Design: Prospective laboratory methodology study.
Purpose: Certain tissues, by virtue of their shape and extreme thinness or pliability, are difficult to position correctly during routine paraffin embedding to provide the optimal orientation for histopathologic studies. Biopsy specimens from temporal arteries must be sampled at different points along the length of the artery. Other tissues such as subfoveal neovascular membranes and fragments of lens capsule lack the thickness and rigidity to be positioned on edge to yield cross-sectional views. The authors' technique improves the orientation and thereby maximizes the histologic information obtained from such specimens.

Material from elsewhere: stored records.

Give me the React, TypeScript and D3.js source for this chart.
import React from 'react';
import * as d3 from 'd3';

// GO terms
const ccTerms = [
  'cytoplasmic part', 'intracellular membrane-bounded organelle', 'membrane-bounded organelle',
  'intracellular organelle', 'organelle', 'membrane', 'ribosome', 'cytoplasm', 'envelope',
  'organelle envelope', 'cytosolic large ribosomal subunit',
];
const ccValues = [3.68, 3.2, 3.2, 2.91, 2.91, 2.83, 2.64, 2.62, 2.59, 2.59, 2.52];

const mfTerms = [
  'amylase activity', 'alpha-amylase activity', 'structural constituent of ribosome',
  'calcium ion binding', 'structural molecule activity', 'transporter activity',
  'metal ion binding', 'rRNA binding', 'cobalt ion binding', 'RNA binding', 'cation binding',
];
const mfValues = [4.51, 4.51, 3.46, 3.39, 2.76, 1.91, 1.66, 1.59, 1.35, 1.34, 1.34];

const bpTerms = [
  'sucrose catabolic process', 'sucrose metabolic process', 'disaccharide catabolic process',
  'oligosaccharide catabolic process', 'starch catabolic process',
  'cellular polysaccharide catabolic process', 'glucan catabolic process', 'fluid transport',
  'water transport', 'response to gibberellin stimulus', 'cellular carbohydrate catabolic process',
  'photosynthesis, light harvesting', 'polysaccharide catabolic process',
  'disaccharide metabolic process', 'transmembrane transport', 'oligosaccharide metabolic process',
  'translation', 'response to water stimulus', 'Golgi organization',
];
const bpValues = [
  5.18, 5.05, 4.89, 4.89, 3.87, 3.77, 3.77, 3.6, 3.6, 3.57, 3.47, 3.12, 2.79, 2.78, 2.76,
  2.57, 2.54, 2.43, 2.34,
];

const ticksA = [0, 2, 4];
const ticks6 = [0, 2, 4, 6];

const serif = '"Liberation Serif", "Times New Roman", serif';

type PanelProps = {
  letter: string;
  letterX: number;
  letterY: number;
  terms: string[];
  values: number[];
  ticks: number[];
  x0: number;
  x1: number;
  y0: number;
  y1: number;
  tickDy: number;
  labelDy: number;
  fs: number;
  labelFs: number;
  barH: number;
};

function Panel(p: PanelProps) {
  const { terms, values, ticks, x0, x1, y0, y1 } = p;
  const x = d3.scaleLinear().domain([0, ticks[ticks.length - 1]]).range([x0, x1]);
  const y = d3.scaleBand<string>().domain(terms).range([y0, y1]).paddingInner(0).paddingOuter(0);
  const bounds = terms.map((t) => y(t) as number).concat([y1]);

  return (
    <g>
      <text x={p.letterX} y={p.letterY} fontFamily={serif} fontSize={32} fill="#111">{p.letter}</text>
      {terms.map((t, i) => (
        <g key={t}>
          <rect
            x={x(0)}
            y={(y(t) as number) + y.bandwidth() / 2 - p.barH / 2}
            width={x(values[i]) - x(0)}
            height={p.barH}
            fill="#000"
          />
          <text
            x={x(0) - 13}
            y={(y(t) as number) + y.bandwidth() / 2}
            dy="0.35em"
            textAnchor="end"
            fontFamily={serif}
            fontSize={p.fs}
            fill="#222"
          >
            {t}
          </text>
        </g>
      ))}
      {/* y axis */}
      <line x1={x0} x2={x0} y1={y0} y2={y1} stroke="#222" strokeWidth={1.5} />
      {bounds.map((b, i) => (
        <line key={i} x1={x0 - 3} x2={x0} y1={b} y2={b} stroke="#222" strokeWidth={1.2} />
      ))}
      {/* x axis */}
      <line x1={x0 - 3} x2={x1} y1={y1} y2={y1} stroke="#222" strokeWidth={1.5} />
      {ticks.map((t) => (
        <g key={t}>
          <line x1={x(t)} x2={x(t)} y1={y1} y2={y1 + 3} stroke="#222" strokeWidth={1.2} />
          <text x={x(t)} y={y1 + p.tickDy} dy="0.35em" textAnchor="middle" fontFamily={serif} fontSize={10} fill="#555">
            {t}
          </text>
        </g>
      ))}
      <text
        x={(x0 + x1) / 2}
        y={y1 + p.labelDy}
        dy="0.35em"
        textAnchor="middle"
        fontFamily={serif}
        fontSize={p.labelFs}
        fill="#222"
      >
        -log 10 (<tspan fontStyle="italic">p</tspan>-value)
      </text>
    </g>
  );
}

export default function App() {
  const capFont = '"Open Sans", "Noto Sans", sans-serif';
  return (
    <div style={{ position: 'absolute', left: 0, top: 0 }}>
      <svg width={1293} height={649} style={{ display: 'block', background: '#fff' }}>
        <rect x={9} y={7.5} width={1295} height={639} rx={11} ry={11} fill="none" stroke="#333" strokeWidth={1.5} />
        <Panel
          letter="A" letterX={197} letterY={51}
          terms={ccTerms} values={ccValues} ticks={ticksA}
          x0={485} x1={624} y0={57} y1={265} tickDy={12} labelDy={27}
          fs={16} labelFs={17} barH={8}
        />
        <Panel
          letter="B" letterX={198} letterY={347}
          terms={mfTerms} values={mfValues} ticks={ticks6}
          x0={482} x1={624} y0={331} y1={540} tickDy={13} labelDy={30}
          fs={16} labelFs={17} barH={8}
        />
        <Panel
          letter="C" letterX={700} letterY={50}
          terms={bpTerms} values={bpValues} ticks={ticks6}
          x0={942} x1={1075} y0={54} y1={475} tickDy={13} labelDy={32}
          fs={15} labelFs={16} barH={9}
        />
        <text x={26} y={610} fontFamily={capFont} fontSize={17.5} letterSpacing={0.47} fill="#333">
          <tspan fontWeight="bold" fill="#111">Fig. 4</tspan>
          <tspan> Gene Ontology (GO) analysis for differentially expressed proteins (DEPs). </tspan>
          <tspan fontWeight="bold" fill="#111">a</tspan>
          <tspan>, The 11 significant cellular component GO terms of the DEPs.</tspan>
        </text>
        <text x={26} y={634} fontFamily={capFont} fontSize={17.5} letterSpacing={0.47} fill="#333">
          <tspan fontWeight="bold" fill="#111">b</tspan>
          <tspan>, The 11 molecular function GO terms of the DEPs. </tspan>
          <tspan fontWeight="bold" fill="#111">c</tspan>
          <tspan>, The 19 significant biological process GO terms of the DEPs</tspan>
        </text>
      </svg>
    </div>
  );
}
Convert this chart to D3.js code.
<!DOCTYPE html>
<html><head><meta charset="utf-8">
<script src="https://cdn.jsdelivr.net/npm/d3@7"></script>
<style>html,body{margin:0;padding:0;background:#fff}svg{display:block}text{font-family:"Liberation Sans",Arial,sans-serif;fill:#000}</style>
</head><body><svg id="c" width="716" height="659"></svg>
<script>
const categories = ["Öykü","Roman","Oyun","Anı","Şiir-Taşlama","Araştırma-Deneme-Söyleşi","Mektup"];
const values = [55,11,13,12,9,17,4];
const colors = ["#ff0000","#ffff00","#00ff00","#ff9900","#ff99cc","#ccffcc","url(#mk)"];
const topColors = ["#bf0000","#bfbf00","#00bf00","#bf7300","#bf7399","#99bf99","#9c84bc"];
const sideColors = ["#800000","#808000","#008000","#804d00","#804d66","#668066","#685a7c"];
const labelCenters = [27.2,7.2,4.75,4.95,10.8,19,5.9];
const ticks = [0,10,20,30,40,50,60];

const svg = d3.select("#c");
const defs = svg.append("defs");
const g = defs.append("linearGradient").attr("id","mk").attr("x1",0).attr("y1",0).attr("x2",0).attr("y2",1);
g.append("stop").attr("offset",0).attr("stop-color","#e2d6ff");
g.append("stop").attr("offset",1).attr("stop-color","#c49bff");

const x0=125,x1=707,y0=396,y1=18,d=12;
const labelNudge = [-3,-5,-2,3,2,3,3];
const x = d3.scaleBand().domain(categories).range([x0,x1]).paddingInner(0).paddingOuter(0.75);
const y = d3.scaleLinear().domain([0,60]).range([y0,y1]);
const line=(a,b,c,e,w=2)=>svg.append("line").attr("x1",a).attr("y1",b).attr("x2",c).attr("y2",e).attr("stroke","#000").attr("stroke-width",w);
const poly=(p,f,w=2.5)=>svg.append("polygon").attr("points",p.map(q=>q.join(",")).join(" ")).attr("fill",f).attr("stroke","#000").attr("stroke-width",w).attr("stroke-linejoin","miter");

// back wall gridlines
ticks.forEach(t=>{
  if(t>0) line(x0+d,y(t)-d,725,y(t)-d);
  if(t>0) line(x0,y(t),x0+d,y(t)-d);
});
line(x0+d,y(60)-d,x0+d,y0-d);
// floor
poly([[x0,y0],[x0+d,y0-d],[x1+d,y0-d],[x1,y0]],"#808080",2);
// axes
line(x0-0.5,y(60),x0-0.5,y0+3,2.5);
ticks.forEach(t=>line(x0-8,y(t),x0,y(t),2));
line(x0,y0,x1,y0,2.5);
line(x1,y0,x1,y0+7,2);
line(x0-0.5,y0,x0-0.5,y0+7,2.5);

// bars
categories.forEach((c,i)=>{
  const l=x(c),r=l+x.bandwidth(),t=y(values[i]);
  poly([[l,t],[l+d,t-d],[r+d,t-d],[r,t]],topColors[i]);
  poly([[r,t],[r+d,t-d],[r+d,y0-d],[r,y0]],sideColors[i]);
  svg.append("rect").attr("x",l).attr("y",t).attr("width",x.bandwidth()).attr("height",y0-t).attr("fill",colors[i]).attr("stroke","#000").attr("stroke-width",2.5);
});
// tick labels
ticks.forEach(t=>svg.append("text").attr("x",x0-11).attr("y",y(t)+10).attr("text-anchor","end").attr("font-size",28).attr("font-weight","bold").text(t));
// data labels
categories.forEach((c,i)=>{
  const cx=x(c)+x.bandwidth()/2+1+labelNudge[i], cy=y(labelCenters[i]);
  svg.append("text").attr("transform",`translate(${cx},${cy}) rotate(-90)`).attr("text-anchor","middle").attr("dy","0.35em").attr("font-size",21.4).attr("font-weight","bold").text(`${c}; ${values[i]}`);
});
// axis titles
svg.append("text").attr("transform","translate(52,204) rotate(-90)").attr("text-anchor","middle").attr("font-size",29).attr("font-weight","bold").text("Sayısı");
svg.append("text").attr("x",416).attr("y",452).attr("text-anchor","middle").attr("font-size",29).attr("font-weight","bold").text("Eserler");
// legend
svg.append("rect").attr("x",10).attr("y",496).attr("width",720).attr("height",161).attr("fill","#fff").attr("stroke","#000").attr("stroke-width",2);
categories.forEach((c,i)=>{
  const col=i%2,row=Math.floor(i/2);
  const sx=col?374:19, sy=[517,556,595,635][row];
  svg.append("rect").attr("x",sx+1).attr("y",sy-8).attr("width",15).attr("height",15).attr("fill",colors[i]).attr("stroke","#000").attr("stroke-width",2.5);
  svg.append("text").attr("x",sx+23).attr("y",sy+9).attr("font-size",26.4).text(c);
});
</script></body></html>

Methods and materials: From January 1, 1990, to April 30, 1999, the authors studied 500 consecutive temporal artery biopsy specimens and 200 successive subfoveal neovascular membranes.
Results: Cutting a 20-mm cylindrical fragment of temporal artery at 1- to 1.5-mm intervals yielded approximately 13 to 20 cross-sections along the length of the artery. When the specimens were positioned together and embedded in agar, the pathologist could easily study multiple cross-sections of the artery. Additionally, using the agar technique, the authors were able to obtain cross-sections of other specimens submitted, such as subfoveal neovascular membranes, and studied each of the different layers to evaluate the disease process. By the same method, the authors placed small fragments of lens capsule with underlying cortex on edge and readily identified short, gram-positive coccobacilli consistent with Propionibacterium acnes endophthalmitis.
Conclusion: The agar technique can greatly improve the quality of diagnostic information gleaned from temporal artery biopsy specimens and other small tissue samples.